In March 1993, the United States Postal Service opened a postal unit at Mashantucket.  The unit performed all the standard post office activities—selling stamps and money orders, providing national and international services, and maintaining post office boxes. 

This was another service that [former Tribal Chairman] Skip Hayward wanted to provide to his people,” says Ms. Porter, “a place where they could walk out of their office and come right around the corner and do all their mailing of packages, buy a money order, get a single stamp, pick up their tax forms and also have a friendly conversation with the people that work there.  Skip Hayward wanted Mashantucket to be a real city, and we are.”

For the Mashantucket Pequots, the name of the post office was a symbol of sovereign identity, but when the Post Office first opened, there was one thing missing: a Mashantucket address.

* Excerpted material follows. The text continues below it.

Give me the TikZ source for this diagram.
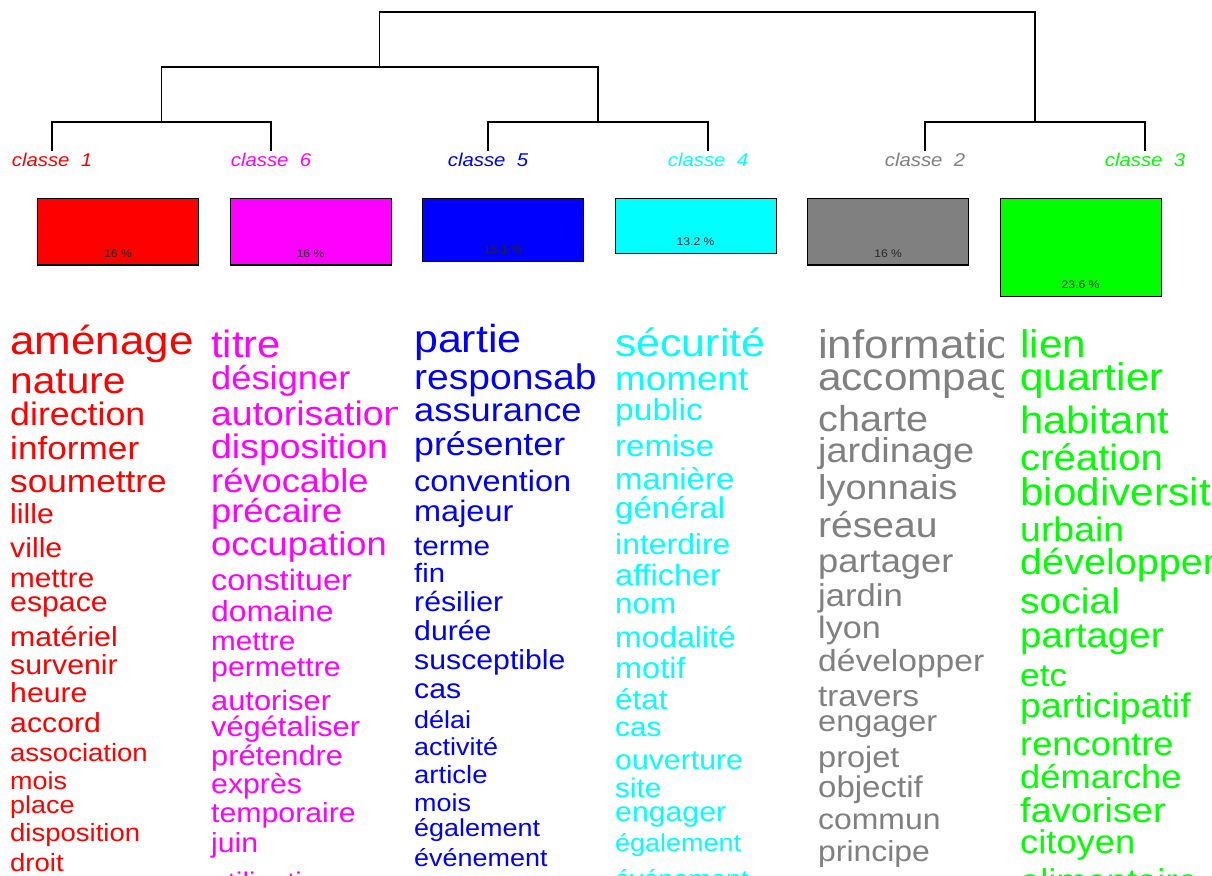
\documentclass[tikz,border=0pt]{standalone}
\usepackage{fontspec}
\setmainfont{Liberation Sans}[FakeStretch=1.1]
\usetikzlibrary{calc}
\definecolor{mag}{RGB}{255,0,255}
\definecolor{cya}{RGB}{0,255,255}
\definecolor{vert}{RGB}{0,255,0}
\definecolor{gris}{RGB}{128,128,128}
\tikzset{
  wrd/.style={anchor=mid west, inner sep=0pt, yshift=-7pt},
  sz/.style={font=\fontsize{#1}{#1}\selectfont},
  cls/.style={anchor=north, inner sep=0pt, font=\fontsize{18.5}{18.5}\selectfont\itshape},
  bar/.style={draw=black, line width=1.1pt, anchor=north west, minimum width=161pt, minimum height=#1, inner sep=0pt},
  pct/.style={inner sep=0pt, font=\fontsize{11}{11}\selectfont, text=black!85}
}

\begin{document}
\begin{tikzpicture}[x=1pt, y=-1pt]
        \useasboundingbox (0,0) rectangle (1212,875);
        \fill[white] (0,0) rectangle (1212,875);

        % dendrogramme
        \node[cls, text=red] (k1) at (52,153) {classe\ \ 1};
        \node[cls, text=mag] (k6) at (271,153) {classe\ \ 6};
        \node[cls, text=blue] (k5) at (488,153) {classe\ \ 5};
        \node[cls, text=cya] (k4) at (708,153) {classe\ \ 4};
        \node[cls, text=gris] (k2) at (925,153) {classe\ \ 2};
        \node[cls, text=vert] (k3) at (1145,153) {classe\ \ 3};
        \coordinate (j16) at (161.5,122);
        \coordinate (j54) at (598,122);
        \coordinate (j23) at (1035,122);
        \coordinate (j1654) at (379.75,67);
        \begin{scope}[line width=1.3pt]
        \draw ([yshift=2pt]k1.north) |- (j16) -| ([yshift=2pt]k6.north);
        \draw ([yshift=2pt]k5.north) |- (j54) -| ([yshift=2pt]k4.north);
        \draw ([yshift=2pt]k2.north) |- (j23) -| ([yshift=2pt]k3.north);
        \draw (j16) |- (j1654) -| (j54);
        \draw (j1654) -- ++(0,-55) -| (j23);
        \end{scope}

        % pourcentages
        \node[bar=66.4pt, fill=red] (p1) at (37,198) {};
        \node[bar=66.4pt, fill=mag] (p6) at (229.5,198) {};
        \node[bar=62.7pt, fill=blue] (p5) at (422,198) {};
        \node[bar=54.8pt, fill=cya] (p4) at (614.5,198) {};
        \node[bar=66.4pt, fill=gris] (p2) at (807,198) {};
        \node[bar=97.9pt, fill=vert] (p3) at (999.5,198) {};
        \node[pct] (t1) at ([yshift=12pt]p1.south) {16 \%};
        \node[pct] (t6) at ([yshift=12pt]p6.south) {16 \%};
        \node[pct] (t5) at ([yshift=12pt]p5.south) {15.1 \%};
        \node[pct] (t4) at ([yshift=12pt]p4.south) {13.2 \%};
        \node[pct] (t2) at ([yshift=12pt]p2.south) {16 \%};
        \node[pct] (t3) at ([yshift=12pt]p3.south) {23.6 \%};

        % classe 1
        \begin{scope}[text=red]
        \clip (0,300) rectangle (193,875);
        \node[wrd, sz=40] (r1) at (10,345) {aménager};
        \node[wrd, sz=37] (r2) at (10,384) {nature};
        \node[wrd, sz=32.5] (r3) at (10,416) {direction};
        \node[wrd, sz=32] (r4) at (10,450) {informer};
        \node[wrd, sz=32] (r5) at (10,483) {soumettre};
        \node[wrd, sz=27.5] (r6) at (10,514) {lille};
        \node[wrd, sz=27.5] (r7) at (10,548) {ville};
        \node[wrd, sz=27] (r8) at (10,578) {mettre};
        \node[wrd, sz=27.5] (r9) at (10,602) {espace};
        \node[wrd, sz=27.5] (r10) at (10,637) {matériel};
        \node[wrd, sz=27.5] (r11) at (10,665) {survenir};
        \node[wrd, sz=27.5] (r12) at (10,693) {heure};
        \node[wrd, sz=27.5] (r13) at (10,723) {accord};
        \node[wrd, sz=25] (r14) at (10,752) {association};
        \node[wrd, sz=24.5] (r15) at (10,780) {mois};
        \node[wrd, sz=24.5] (r16) at (10,804) {place};
        \node[wrd, sz=25] (r17) at (10,832) {disposition};
        \node[wrd, sz=25] (r18) at (10,862) {droit};
        \end{scope}

        % classe 6
        \begin{scope}[text=mag]
        \clip (200,300) rectangle (397,875);
        \node[wrd, sz=38] (m1) at (211,348) {titre};
        \node[wrd, sz=33] (m2) at (211,380) {désigner};
        \node[wrd, sz=34] (m3) at (211,416) {autorisation};
        \node[wrd, sz=34] (m4) at (211,449) {disposition};
        \node[wrd, sz=33] (m5) at (211,483) {révocable};
        \node[wrd, sz=33] (m6) at (211,513) {précaire};
        \node[wrd, sz=33] (m7) at (211,546) {occupation};
        \node[wrd, sz=29.5] (m8) at (211,581) {constituer};
        \node[wrd, sz=29] (m9) at (211,612) {domaine};
        \node[wrd, sz=27] (m10) at (211,641) {mettre};
        \node[wrd, sz=27.5] (m11) at (211,667) {permettre};
        \node[wrd, sz=28] (m12) at (211,701) {autoriser};
        \node[wrd, sz=28] (m13) at (211,727) {végétaliser};
        \node[wrd, sz=28] (m14) at (211,756) {prétendre};
        \node[wrd, sz=27.5] (m15) at (211,784) {exprès};
        \node[wrd, sz=27.5] (m16) at (211,813) {temporaire};
        \node[wrd, sz=27.5] (m17) at (211,843) {juin};
        \node[wrd, sz=27] (m18) at (211,882) {utilisation};
        \end{scope}

        % classe 5
        \begin{scope}[text=blue]
        \clip (400,300) rectangle (598,875);
        \node[wrd, sz=39] (b1) at (414,343) {partie};
        \node[wrd, sz=35.5] (b2) at (414,380) {responsabilité};
        \node[wrd, sz=33] (b3) at (414,412) {assurance};
        \node[wrd, sz=32.5] (b4) at (414,446) {présenter};
        \node[wrd, sz=29.5] (b5) at (414,482) {convention};
        \node[wrd, sz=29.5] (b6) at (414,512) {majeur};
        \node[wrd, sz=27] (b7) at (414,546) {terme};
        \node[wrd, sz=26.5] (b8) at (414,573) {fin};
        \node[wrd, sz=27.5] (b9) at (414,602) {résilier};
        \node[wrd, sz=27.5] (b10) at (414,631) {durée};
        \node[wrd, sz=27.5] (b11) at (414,660) {susceptible};
        \node[wrd, sz=27.5] (b12) at (414,689) {cas};
        \node[wrd, sz=24.5] (b13) at (414,719) {délai};
        \node[wrd, sz=24.5] (b14) at (414,746) {activité};
        \node[wrd, sz=25] (b15) at (414,774) {article};
        \node[wrd, sz=24.5] (b16) at (414,802) {mois};
        \node[wrd, sz=24.5] (b17) at (414,827) {également};
        \node[wrd, sz=24.5] (b18) at (414,857) {événement};
        \end{scope}

        % classe 4
        \begin{scope}[text=cya]
        \clip (600,300) rectangle (801,875);
        \node[wrd, sz=39] (c1) at (615,347) {sécurité};
        \node[wrd, sz=33.5] (c2) at (615,381) {moment};
        \node[wrd, sz=30.5] (c3) at (615,411) {public};
        \node[wrd, sz=30] (c4) at (615,447) {remise};
        \node[wrd, sz=30] (c5) at (615,480) {manière};
        \node[wrd, sz=30] (c6) at (615,509) {général};
        \node[wrd, sz=29] (c7) at (615,545) {interdire};
        \node[wrd, sz=29.5] (c8) at (615,576) {afficher};
        \node[wrd, sz=28.5] (c9) at (615,604) {nom};
        \node[wrd, sz=29] (c10) at (615,638) {modalité};
        \node[wrd, sz=29.5] (c11) at (615,669) {motif};
        \node[wrd, sz=28.5] (c12) at (615,700) {état};
        \node[wrd, sz=27] (c13) at (615,727) {cas};
        \node[wrd, sz=27.5] (c14) at (615,760) {ouverture};
        \node[wrd, sz=27] (c15) at (615,788) {site};
        \node[wrd, sz=27.5] (c16) at (615,812) {engager};
        \node[wrd, sz=24.5] (c17) at (615,842) {également};
        \node[wrd, sz=24.5] (c18) at (615,878) {événement};
        \end{scope}

        % classe 2
        \begin{scope}[text=gris]
        \clip (805,300) rectangle (1003,875);
        \node[wrd, sz=40] (g1) at (818,349) {information};
        \node[wrd, sz=38.5] (g2) at (818,381) {accompagner};
        \node[wrd, sz=36] (g3) at (818,422) {charte};
        \node[wrd, sz=34.5] (g4) at (818,453) {jardinage};
        \node[wrd, sz=34.5] (g5) at (818,490) {lyonnais};
        \node[wrd, sz=35.5] (g6) at (818,528) {réseau};
        \node[wrd, sz=33] (g7) at (818,563) {partager};
        \node[wrd, sz=31.5] (g8) at (818,597) {jardin};
        \node[wrd, sz=31] (g9) at (818,629) {lyon};
        \node[wrd, sz=30.5] (g10) at (818,662) {développer};
        \node[wrd, sz=30] (g11) at (818,697) {travers};
        \node[wrd, sz=29.5] (g12) at (818,722) {engager};
        \node[wrd, sz=29.5] (g13) at (818,758) {projet};
        \node[wrd, sz=30] (g14) at (818,788) {objectif};
        \node[wrd, sz=29] (g15) at (818,820) {commun};
        \node[wrd, sz=29] (g16) at (818,852) {principe};
        \end{scope}

        % classe 3
        \begin{scope}[text=vert]
        \clip (1008,300) rectangle (1212,875);
        \node[wrd, sz=38.5] (v1) at (1020,348) {lien};
        \node[wrd, sz=38.5] (v2) at (1020,381) {quartier};
        \node[wrd, sz=38] (v3) at (1020,424) {habitant};
        \node[wrd, sz=36.5] (v4) at (1020,461) {création};
        \node[wrd, sz=38.5] (v5) at (1020,496) {biodiversité};
        \node[wrd, sz=34] (v6) at (1020,532) {urbain};
        \node[wrd, sz=36] (v7) at (1020,565) {développement};
        \node[wrd, sz=35.5] (v8) at (1020,604) {social};
        \node[wrd, sz=35] (v9) at (1020,638) {partager};
        \node[wrd, sz=32] (v10) at (1020,677) {etc};
        \node[wrd, sz=34] (v11) at (1020,708) {participatif};
        \node[wrd, sz=33] (v12) at (1020,746) {rencontre};
        \node[wrd, sz=33] (v13) at (1020,779) {démarche};
        \node[wrd, sz=34.5] (v14) at (1020,813) {favoriser};
        \node[wrd, sz=33] (v15) at (1020,844) {citoyen};
        \node[wrd, sz=33] (v16) at (1020,883) {alimentaire};
        \end{scope}
\end{tikzpicture}
\end{document}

All mail addressed to reservation residents and businesses had to be addressed not to Mashantucket but instead to the neighboring town of Ledyard, Connecticut.

The Pequots believed that the post office should reflect the tribe’s identity as a sovereign nation.  And in February 1995, the U.S. Postal Service granted the Tribe’s request to have its own postal branch, designated Mashantucket, Connecticut, 06339-3180.  The designation was a victory for the Tribe—but not the end of the story.  The 06339 ZIP code was still shared by Ledyard and Mashantucket, and the Tribe was hopeful that as its volume of mail continued to increase, the U.S. Postal Service would grant Mashantucket a ZIP code all its own.  That final symbolic victory took place in the summer of 2002, when the Mashantucket Pequot reservation was granted its own ZIP code, 06338.